From 2dea3e2bd7395c2ef92cd0563d398d62c8f99391 Mon Sep 17 00:00:00 2001
From: "R.B. Boyer" <rb@hashicorp.com>
Date: Fri, 18 Jan 2019 15:00:54 -0600
Subject: [PATCH 1/2] Fix some test typos.

---
 agent/xds/server.go      |  4 ++--
 agent/xds/server_test.go | 30 +++++++++++++++---------------
 2 files changed, 17 insertions(+), 17 deletions(-)

diff --git a/agent/xds/server.go b/agent/xds/server.go
index 0676bc37ec..70892b48b0 100644
--- a/agent/xds/server.go
+++ b/agent/xds/server.go
@@ -364,12 +364,12 @@ func (s *Server) Check(ctx context.Context, r *envoyauthz.CheckRequest) (*envoya
 	if err != nil {
 		// Treat this as an auth error since Envoy has sent something it considers
 		// valid, it's just not an identity we trust.
-		return deniedResponse("Destination Principal is not a valid Connect identitiy")
+		return deniedResponse("Destination Principal is not a valid Connect identity")
 	}
 
 	destID, ok := dest.(*connect.SpiffeIDService)
 	if !ok {
-		return deniedResponse("Destination Principal is not a valid Service identitiy")
+		return deniedResponse("Destination Principal is not a valid Service identity")
 	}
 
 	// For now we don't validate the trust domain of the _destination_ at all -
diff --git a/agent/xds/server_test.go b/agent/xds/server_test.go
index b11904cce2..bdafbc3d24 100644
--- a/agent/xds/server_test.go
+++ b/agent/xds/server_test.go
@@ -82,7 +82,7 @@ func (m *testManager) Watch(proxyID string) (<-chan *proxycfg.ConfigSnapshot, pr
 // AssertWatchCancelled checks that the most recent call to a Watch cancel func
 // was from the specified proxyID and that one is made in a short time. This
 // probably won't work if you are running multiple Watches in parallel on
-// multiple proxyIDS due to timing/ordering issues but I dont think we need to
+// multiple proxyIDS due to timing/ordering issues but I don't think we need to
 // do that.
 func (m *testManager) AssertWatchCancelled(t *testing.T, proxyID string) {
 	t.Helper()
@@ -162,11 +162,11 @@ func TestServer_StreamAggregatedResources_BasicProtocol(t *testing.T) {
 	// And should get a response immediately.

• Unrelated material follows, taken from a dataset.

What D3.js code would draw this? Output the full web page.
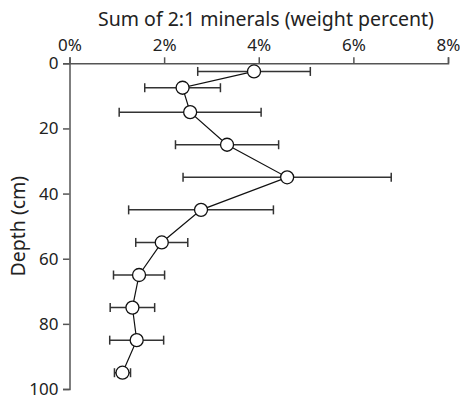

 	assertResponseSent(t, envoy.stream.sendCh, expectListenerJSON(t, snap, "", 1, 3))
 
-	// Now send Route request along with next listner one
+	// Now send Route request along with next listener one
 	envoy.SendReq(t, RouteType, 0, 0)
 	envoy.SendReq(t, ListenerType, 1, 3)
 
-	// We don't serve routes yet so this shoould block with no response
+	// We don't serve routes yet so this should block with no response
 	assertChanBlocked(t, envoy.stream.sendCh)
 
 	// WOOP! Envoy now has full connect config. Lets verify that if we update it,
@@ -179,7 +179,7 @@ func TestServer_StreamAggregatedResources_BasicProtocol(t *testing.T) {
 	mgr.DeliverConfig(t, "web-sidecar-proxy", snap)
 
 	// All 3 response that have something to return should return with new version
-	// note that the ordering is not determinisic in general. Trying to make this
+	// note that the ordering is not deterministic in general. Trying to make this
 	// test order-agnostic though is a massive pain since we are comparing
 	// non-identical JSON strings (so can simply sort by anything) and because we
 	// don't know the order the nonces will be assigned. For now we rely and
@@ -189,21 +189,21 @@ func TestServer_StreamAggregatedResources_BasicProtocol(t *testing.T) {
 	assertResponseSent(t, envoy.stream.sendCh, expectEndpointsJSON(t, snap, "", 2, 5))
 	assertResponseSent(t, envoy.stream.sendCh, expectListenerJSON(t, snap, "", 2, 6))
 
-	// Let's pretent that Envoy doesn't like that new listener config. It will ACK
+	// Let's pretend that Envoy doesn't like that new listener config. It will ACK
 	// all the others (same version) but NACK the listener. This is the most
 	// subtle part of xDS and the server implementation so I'll elaborate. A full
 	// description of the protocol can be found at
 	// https://github.com/envoyproxy/data-plane-api/blob/master/XDS_PROTOCOL.md.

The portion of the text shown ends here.